My mother was her first illicit pregnancy — dignified by a marriage with the father that lasted…what? ten days? WhatEVER. 😮

Apparently they were divorced by the time my mother popped into this world, thereby defining a “flash in the pan” marriage.

The maternal grandparents — Olive’s immediate family — had moved to California from upstate New York long before my mother came on the scene. How Olive got mixed up with the boyfriend in New York–allegedly my mother’s father–I dunno. But she did. The Bay Area family made my mother care for Olive on her deathbed…you can imagine what a great adolescent experience that must have been? My mother said she saw her carted out of the house, dead as a doornail, and loaded into a hearse.

But…y’know…to the contrary,…

…apparently she lived until 1979.

It appears that Olive had an extramarital relationship with a San Francisco business magnate named Jack Sansome…and it appears that at one point she married him.
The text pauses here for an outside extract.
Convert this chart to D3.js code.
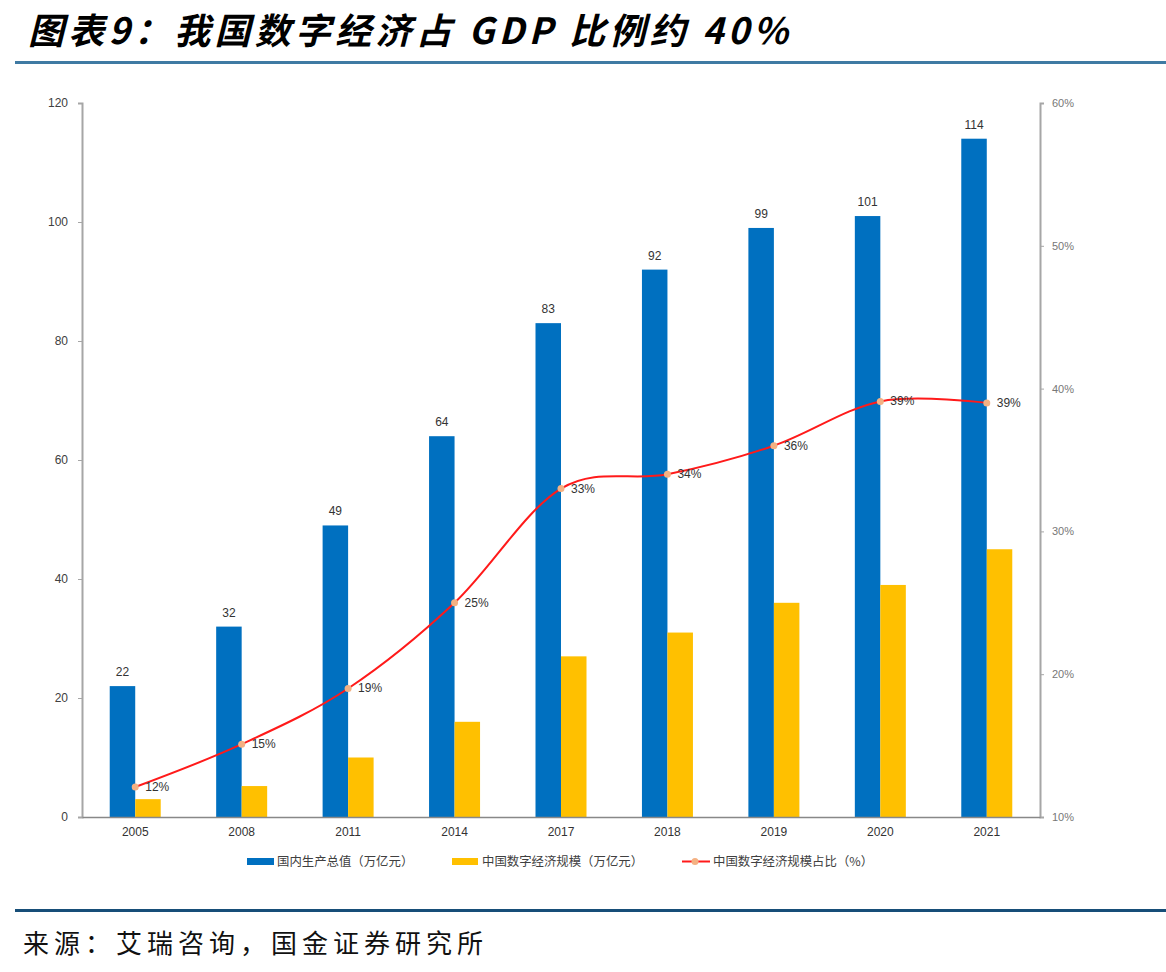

These antics add up, within the mores of the time. She couldn’t very well bring her illegitmate(!) daughter into a marriage with a prominent member of the business community. So…what to do? “Disappear.” And recoalesce under some other name.

Did the East Bay relatives know about this accommodation? My guess is that at least some did. The paterfamilias was a prominent businessman. He would have known Sansome well. Did he tell the distaff side of the tribe? Dunno. But in downtown San Francisco, there are two streets that merge in front of a large bank: Sansome Street and Olive Street.

Well…natcherly…

As soon as I start to write up this saga, the goddamn computer CRASHES!

So once again — for the how-manyth time over the last couple of weeks — it was traipse through the unholy traffic, trudge into Best Buy, stand in line, try to explain what the trouble is.

I hope they can at least retrieve my data. Stupidly, I didn’t back it up to iCloud…’cause I was still working on it.

Meanwhile, in the middle of all this, I am sick as a proverbial dawg. Gawdawful hacking cough, stuffy nose, 101.2 fever. I just wanna go to bed! And the real thermometer — as opposed to the touchy and wacksh!t digital one — is presently LOST. Had it this morning, but have no idea where it is now.

Driving around Phoenix, though, to return to our original premise, reminds me eerily of ticky-tacky Southern California in the late 50s & early 60s. WHAT a dreary place. Mile on mile on mile of cheesy, cheaply built apartment buildings, dreary, dull, and vastly mass-produced.

Can’t see how my son can stand living here. Think it’s because he wants to be near me and his father — that’s why he magisterially insists that I NOT move away. But if he ever moves — or if he ever can be persuaded to move to wherever I want to go — I am outta here!